▶ Information provided:
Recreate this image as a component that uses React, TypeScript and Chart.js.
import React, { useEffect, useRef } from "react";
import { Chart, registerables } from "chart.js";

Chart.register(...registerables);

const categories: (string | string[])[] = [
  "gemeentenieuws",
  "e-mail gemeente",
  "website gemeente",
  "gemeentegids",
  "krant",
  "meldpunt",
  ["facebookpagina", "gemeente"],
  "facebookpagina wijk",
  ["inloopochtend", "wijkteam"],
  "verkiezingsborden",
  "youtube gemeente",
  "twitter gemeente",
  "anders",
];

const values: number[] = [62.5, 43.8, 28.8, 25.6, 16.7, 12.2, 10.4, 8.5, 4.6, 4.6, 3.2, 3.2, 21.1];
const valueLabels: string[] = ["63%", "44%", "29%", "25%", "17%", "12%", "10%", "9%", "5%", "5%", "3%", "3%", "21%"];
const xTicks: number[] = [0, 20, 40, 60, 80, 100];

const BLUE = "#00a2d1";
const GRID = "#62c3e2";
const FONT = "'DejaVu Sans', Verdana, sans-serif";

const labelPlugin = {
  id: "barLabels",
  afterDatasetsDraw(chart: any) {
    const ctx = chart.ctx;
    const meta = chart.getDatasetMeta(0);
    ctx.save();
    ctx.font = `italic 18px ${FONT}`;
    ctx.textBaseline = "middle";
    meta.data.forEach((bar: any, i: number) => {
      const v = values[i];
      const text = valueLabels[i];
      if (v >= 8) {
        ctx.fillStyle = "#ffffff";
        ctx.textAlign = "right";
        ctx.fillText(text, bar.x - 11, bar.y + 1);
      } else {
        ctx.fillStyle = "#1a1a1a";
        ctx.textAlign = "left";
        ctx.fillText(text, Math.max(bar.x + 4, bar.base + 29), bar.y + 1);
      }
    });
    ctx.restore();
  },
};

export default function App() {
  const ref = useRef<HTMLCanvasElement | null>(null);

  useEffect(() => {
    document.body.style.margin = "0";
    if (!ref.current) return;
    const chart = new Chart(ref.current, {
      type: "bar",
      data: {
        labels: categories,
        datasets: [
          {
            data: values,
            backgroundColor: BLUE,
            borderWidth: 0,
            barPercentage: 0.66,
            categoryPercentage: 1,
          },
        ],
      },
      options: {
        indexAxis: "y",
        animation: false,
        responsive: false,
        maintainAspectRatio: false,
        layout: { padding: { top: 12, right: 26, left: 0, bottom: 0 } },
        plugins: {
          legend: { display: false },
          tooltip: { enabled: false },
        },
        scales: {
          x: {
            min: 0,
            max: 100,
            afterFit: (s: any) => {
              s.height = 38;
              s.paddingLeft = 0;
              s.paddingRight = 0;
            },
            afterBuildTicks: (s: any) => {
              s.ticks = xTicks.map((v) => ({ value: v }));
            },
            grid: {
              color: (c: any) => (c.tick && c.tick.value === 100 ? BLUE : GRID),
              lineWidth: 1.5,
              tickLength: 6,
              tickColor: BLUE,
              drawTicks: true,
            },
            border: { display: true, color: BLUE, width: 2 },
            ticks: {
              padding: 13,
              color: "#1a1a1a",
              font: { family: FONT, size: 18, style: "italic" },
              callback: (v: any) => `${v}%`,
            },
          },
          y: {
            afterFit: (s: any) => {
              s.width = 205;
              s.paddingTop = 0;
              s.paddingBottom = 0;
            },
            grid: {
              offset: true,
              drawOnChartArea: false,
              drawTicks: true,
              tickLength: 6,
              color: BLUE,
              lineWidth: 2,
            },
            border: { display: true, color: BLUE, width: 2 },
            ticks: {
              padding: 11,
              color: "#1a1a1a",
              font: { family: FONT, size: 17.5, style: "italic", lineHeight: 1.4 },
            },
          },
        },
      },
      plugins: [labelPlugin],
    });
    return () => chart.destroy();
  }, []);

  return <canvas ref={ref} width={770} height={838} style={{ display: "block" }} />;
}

▶ What you need to do:
Extract, word for word, each line of the listing above.

▶ Response to this exercise:
Recreate this image as a component that uses React, TypeScript and Chart.js.
import React, { useEffect, useRef } from "react";
import { Chart, registerables } from "chart.js";

Chart.register(...registerables);

const categories: (string | string[])[] = [
  "gemeentenieuws",
  "e-mail gemeente",
  "website gemeente",
  "gemeentegids",
  "krant",
  "meldpunt",
  ["facebookpagina", "gemeente"],
  "facebookpagina wijk",
  ["inloopochtend", "wijkteam"],
  "verkiezingsborden",
  "youtube gemeente",
  "twitter gemeente",
  "anders",
];

const values: number[] = [62.5, 43.8, 28.8, 25.6, 16.7, 12.2, 10.4, 8.5, 4.6, 4.6, 3.2, 3.2, 21.1];
const valueLabels: string[] = ["63%", "44%", "29%", "25%", "17%", "12%", "10%", "9%", "5%", "5%", "3%", "3%", "21%"];
const xTicks: number[] = [0, 20, 40, 60, 80, 100];

const BLUE = "#00a2d1";
const GRID = "#62c3e2";
const FONT = "'DejaVu Sans', Verdana, sans-serif";

const labelPlugin = {
  id: "barLabels",
  afterDatasetsDraw(chart: any) {
    const ctx = chart.ctx;
    const meta = chart.getDatasetMeta(0);
    ctx.save();
    ctx.font = `italic 18px ${FONT}`;
    ctx.textBaseline = "middle";
    meta.data.forEach((bar: any, i: number) => {
      const v = values[i];
      const text = valueLabels[i];
      if (v >= 8) {
        ctx.fillStyle = "#ffffff";
        ctx.textAlign = "right";
        ctx.fillText(text, bar.x - 11, bar.y + 1);
      } else {
        ctx.fillStyle = "#1a1a1a";
        ctx.textAlign = "left";
        ctx.fillText(text, Math.max(bar.x + 4, bar.base + 29), bar.y + 1);
      }
    });
    ctx.restore();
  },
};

export default function App() {
  const ref = useRef<HTMLCanvasElement | null>(null);

  useEffect(() => {
    document.body.style.margin = "0";
    if (!ref.current) return;
    const chart = new Chart(ref.current, {
      type: "bar",
      data: {
        labels: categories,
        datasets: [
          {
            data: values,
            backgroundColor: BLUE,
            borderWidth: 0,
            barPercentage: 0.66,
            categoryPercentage: 1,
          },
        ],
      },
      options: {
        indexAxis: "y",
        animation: false,
        responsive: false,
        maintainAspectRatio: false,
        layout: { padding: { top: 12, right: 26, left: 0, bottom: 0 } },
        plugins: {
          legend: { display: false },
          tooltip: { enabled: false },
        },
        scales: {
          x: {
            min: 0,
            max: 100,
            afterFit: (s: any) => {
              s.height = 38;
              s.paddingLeft = 0;
              s.paddingRight = 0;
            },
            afterBuildTicks: (s: any) => {
              s.ticks = xTicks.map((v) => ({ value: v }));
            },
            grid: {
              color: (c: any) => (c.tick && c.tick.value === 100 ? BLUE : GRID),
              lineWidth: 1.5,
              tickLength: 6,
              tickColor: BLUE,
              drawTicks: true,
            },
            border: { display: true, color: BLUE, width: 2 },
            ticks: {
              padding: 13,
              color: "#1a1a1a",
              font: { family: FONT, size: 18, style: "italic" },
              callback: (v: any) => `${v}%`,
            },
          },
          y: {
            afterFit: (s: any) => {
              s.width = 205;
              s.paddingTop = 0;
              s.paddingBottom = 0;
            },
            grid: {
              offset: true,
              drawOnChartArea: false,
              drawTicks: true,
              tickLength: 6,
              color: BLUE,
              lineWidth: 2,
            },
            border: { display: true, color: BLUE, width: 2 },
            ticks: {
              padding: 11,
              color: "#1a1a1a",
              font: { family: FONT, size: 17.5, style: "italic", lineHeight: 1.4 },
            },
          },
        },
      },
      plugins: [labelPlugin],
    });
    return () => chart.destroy();
  }, []);

  return <canvas ref={ref} width={770} height={838} style={{ display: "block" }} />;
}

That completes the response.